What’s the vital aging secret that Betty White knows all about? Life doesn’t end until it ends.
Betty White is now over 95 years old and her enduring and uplifting spirit burns as bright as ever. I love that she continues to be such a hot commodity, because she’s giving all of us another positive role model for vital and successful aging. Her appearance on "Saturday Night Live" in 2010 at age 88 not only made her the oldest host ever and resulted in huge ratings, but she also showed the world that her wit and comedic timing were still as sharp as ever. She didn’t stop there. Betty became a valued and popular cast member of the sitcom "Hot in Cleveland". And her 90th birthday rated a primetime, celebrity-filled special on NBC. The greatest part about all of this: Betty always looks like she’s having a ball!
Betty White isn’t alone in living life to the fullest. People who follow their passion know all about this and have been doing it for decades. I think of role models like Pablo Picasso who produced more work in the last two decades of his life than at any other time. I think of Frank Lloyd Wright who worked on the Guggenheim Museum until his death at age 91. I think of Grandma Moses who started painting seriously at age 78 and continued until her death at age 101. I think of U.S. Poet Laureate, Stanley Kunitz, who pursued his passion for poetry until his death at age 100.
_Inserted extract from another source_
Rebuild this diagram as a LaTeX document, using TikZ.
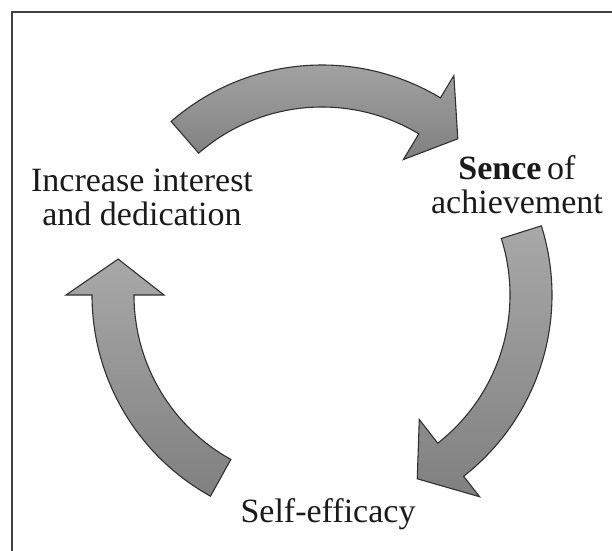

People who follow their passion don’t stop what they love doing because of age. They fully understood that life doesn’t end until it ends, and they continue making the most of every day they’re given.
People who won’t let dreams die also know all about this. I think of George Dawson who was the son of a former slave and someone who had always dreamt of learning to read. He didn’t think he was too old to do this when he joined an adult literacy program at age 98. He fulfilled his dream and continued attending program classes until his death at 103.
But that’s not the whole story. By going after this dream, Dawson had the opportunity to co-author a book about his life called "Life is So Good" that led to a book tour and speaking at several national book festivals. Here’s my favorite quote by Dawson: “Ever since I turned a hundred, life has been busy." Think you’re too old to start something new? Just remember this story about Dawson and put that thought out of your mind. Life doesn’t end until it ends.
People who believe they can make a difference in the world know all about this too. I think of Doris “Granny D” Haddock who earned her fame by walking across America in her 90th year to promote campaign finance reform. You can read about this experience and her wonderful insights about life and aging in the book that she co-authored with Dennis Burke.
I was reminded of Granny D and her story last year when I read of her death at age 100. Family friends noted that Granny D’s age was not a factor in what she did. She never gave up. Until the end, she was still advocating for causes she believed in. My favorite Granny D quote is, “I have not lost my reason to live….I want to plant a few more seeds here and there before they plant me.”
Opportunities for planting new seeds and positively impacting the world around you don’t end at a certain age. If you think they do, think of Granny D and then think again. Life doesn’t end until it ends.
The great news is that stories like these are becoming more and more commonplace with our growing aging population and the shattering of senior adult stereotypes. Role models for vital and successful aging and full lifelong living can be found anywhere and everywhere.
You just need to look for these role models, seek them out and follow their lead. Their positive examples are becoming the new norm for how later life is meant to be lived. It’s really true — life doesn’t end until it ends.